## Challenge
Retype word for word the first line of the listing and each line after it up to the line with "Correction (FEC) Coding</text>", with the pictures taken out.

## Recorded data
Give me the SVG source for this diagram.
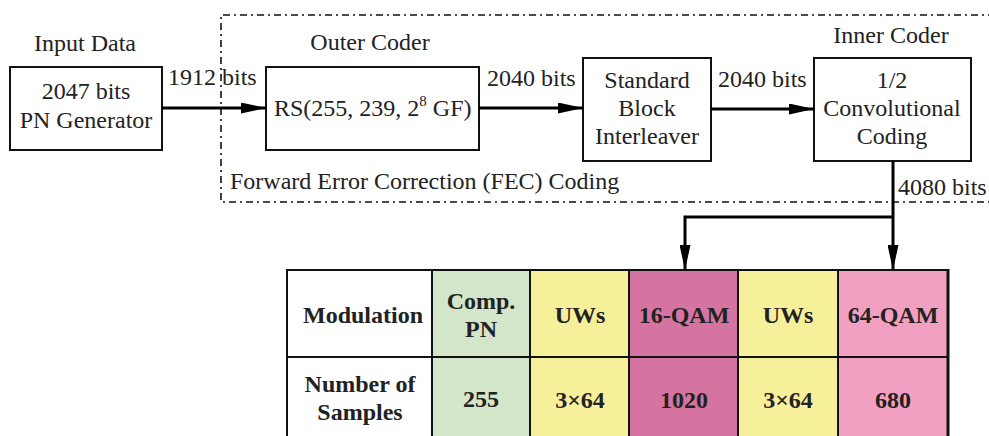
<svg xmlns="http://www.w3.org/2000/svg" width="989" height="436" viewBox="0 0 989 436">
  <style>
    .t { font-family: "Liberation Serif", "Times New Roman", serif; font-size: 24px; fill: #222; }
    .m { text-anchor: middle; }
    .b { font-weight: bold; }
    .box { fill: #fff; stroke: #111; stroke-width: 2; }
    .cell { stroke: #111; stroke-width: 2; }
    .wire { fill: none; stroke: #000; stroke-width: 3; }
    .fec { fill: none; stroke: #111; stroke-width: 1.6; stroke-dasharray: 7 4 2 4; }
  </style>
  <defs>
    <marker id="arr" markerWidth="25" markerHeight="11" refX="25" refY="5.5" orient="auto" markerUnits="userSpaceOnUse">
      <path d="M0,0 L25,5.5 L0,11 Z" fill="#000"/>
    </marker>
  </defs>

  <!-- FEC boundary (right side runs past the edge) -->
  <path class="fec" d="M995,15 H221 V202 H995"/>
  <text class="t" x="230" y="189">Forward Error Correction (FEC) Coding</text>

  <g id="pn-generator">
    <text class="t m" x="85" y="51">Input Data</text>
    <rect class="box" x="10" y="67" width="152" height="83"/>
    <text class="t m" x="86" y="99">2047 bits</text>
    <text class="t m" x="86" y="128">PN Generator</text>
  </g>

  <g id="outer-coder">
    <text class="t m" x="370" y="50">Outer Coder</text>
    <rect class="box" x="266" y="67" width="213" height="83"/>
    <text class="t" x="274" y="116">RS(255, 239, 2<tspan font-size="15" dy="-10">8</tspan><tspan dy="10"> GF)</tspan></text>
  </g>

  <g id="interleaver">
    <rect class="box" x="583" y="58" width="128" height="103"/>
    <text class="t m" x="647" y="88">Standard</text>
    <text class="t m" x="647" y="116">Block</text>
    <text class="t m" x="647" y="144">Interleaver</text>
  </g>

  <g id="inner-coder">
    <text class="t m" x="891" y="43">Inner Coder</text>
    <rect class="box" x="814" y="58" width="157" height="103"/>
    <text class="t m" x="892" y="88">1/2</text>
    <text class="t m" x="892" y="116">Convolutional</text>
    <text class="t m" x="892" y="144">Coding</text>
  </g>

  <g id="frame-table">
    <rect class="cell" x="287" y="270" width="145" height="175" fill="#fff"/>
    <rect class="cell" x="432" y="270" width="98" height="175" fill="#d3e6c9"/>
    <rect class="cell" x="530" y="270" width="99" height="175" fill="#f7f09b"/>
    <rect class="cell" x="629" y="270" width="109" height="175" fill="#d574a0"/>
    <rect class="cell" x="738" y="270" width="100" height="175" fill="#f7f09b"/>
    <rect class="cell" x="838" y="270" width="110" height="175" fill="#f2a0c2"/>
    <line class="cell" x1="287" y1="357" x2="948" y2="357"/>
    <line x1="948" y1="269" x2="948" y2="440" stroke="#111" stroke-width="3"/>

    <text class="t b m" x="363" y="323">Modulation</text>
    <text class="t b m" x="481" y="309">Comp.</text>
    <text class="t b m" x="481" y="337">PN</text>
    <text class="t b m" x="580" y="323">UWs</text>
    <text class="t b m" x="684" y="323">16-QAM</text>
    <text class="t b m" x="788" y="323">UWs</text>
    <text class="t b m" x="893" y="323">64-QAM</text>

    <text class="t b m" x="360" y="392">Number of</text>
    <text class="t b m" x="360" y="420">Samples</text>
    <text class="t b m" x="481" y="407">255</text>
    <text class="t b m" x="580" y="408">3×64</text>
    <text class="t b m" x="684" y="408">1020</text>
    <text class="t b m" x="788" y="408">3×64</text>
    <text class="t b m" x="893" y="408">680</text>
  </g>

  <g id="connectors">
    <path class="wire" d="M162,108 H266" marker-end="url(#arr)"/>
    <path class="wire" d="M479,108 H583" marker-end="url(#arr)"/>
    <path class="wire" d="M711,109 H814" marker-end="url(#arr)"/>
    <path class="wire" d="M893,161 V270" marker-end="url(#arr)"/>
    <path class="wire" d="M893,217 H685 V270" marker-end="url(#arr)"/>
    <text class="t" x="168" y="85">1912 bits</text>
    <text class="t" x="487" y="86">2040 bits</text>
    <text class="t" x="718" y="87">2040 bits</text>
    <text class="t" x="898" y="195">4080 bits</text>
  </g>
</svg>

## Final result
Give me the SVG source for this diagram.
<svg xmlns="http://www.w3.org/2000/svg" width="989" height="436" viewBox="0 0 989 436">
  <style>
    .t { font-family: "Liberation Serif", "Times New Roman", serif; font-size: 24px; fill: #222; }
    .m { text-anchor: middle; }
    .b { font-weight: bold; }
    .box { fill: #fff; stroke: #111; stroke-width: 2; }
    .cell { stroke: #111; stroke-width: 2; }
    .wire { fill: none; stroke: #000; stroke-width: 3; }
    .fec { fill: none; stroke: #111; stroke-width: 1.6; stroke-dasharray: 7 4 2 4; }
  </style>
  <defs>
    <marker id="arr" markerWidth="25" markerHeight="11" refX="25" refY="5.5" orient="auto" markerUnits="userSpaceOnUse">
      <path d="M0,0 L25,5.5 L0,11 Z" fill="#000"/>
    </marker>
  </defs>

  <!-- FEC boundary (right side runs past the edge) -->
  <path class="fec" d="M995,15 H221 V202 H995"/>
  <text class="t" x="230" y="189">Forward Error Correction (FEC) Coding</text>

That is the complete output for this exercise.